Deferred revenue includes amounts billed to customers for which the revenue recognition criteria has not yet been met. Deferred revenue primarily consists of billings or payments received in advance of revenue recognition from the Company’s subscription services and, to a lesser extent, professional services. Deferred revenue is recognized as the Company satisfies its performance obligations. The Company generally invoices its customers in monthly, quarterly or annual installments for subscription services. Accordingly, the deferred revenue balance does not generally represent the total contract value of annual or multi-year, non-cancellable subscription arrangements. Deferred revenue that will be recognized during the

succeeding 12-month period is recorded as current deferred revenue and the remaining portion is recorded as noncurrent.

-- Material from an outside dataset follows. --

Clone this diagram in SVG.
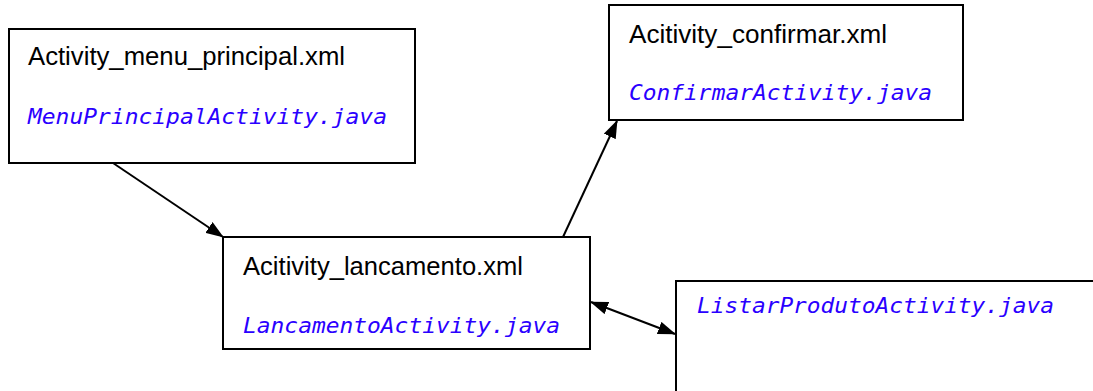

The amount of revenue recognized during the three and six months ended April 30, 2020 that was included in the deferred revenue balance at November 1, 2019 was $298,000 and $2,721,000, respectively.

 

Unbilled accounts receivable relates to the delivery of subscription and/or professional services for which the related billings will occur in a future period.

 

 

D. Transaction Price Allocated to the Remaining Performance Obligation

 

The following table discloses the aggregate amount of the transaction price allocated to the remaining performance obligations as of the end of the reporting period, and when the Company expects to recognize the revenue.

 

 

 

12 months or less

 

Greater than 12 months *

Subscription services

 

$        4,946,000

 

$            977,000

Professional services

 

$              77,000

 

$                      -   

Material rights

 

$            131,000

 

$            289,000

 

*Approximately 94% of these amounts are expected to be recognized between 12 and 36 months.   

 

The table above includes amounts billed and not yet recognized as revenue, as well as, unrecognized future committed billings in customer contracts and excludes future billing amounts for which the customer has a termination for convenience right in their agreement.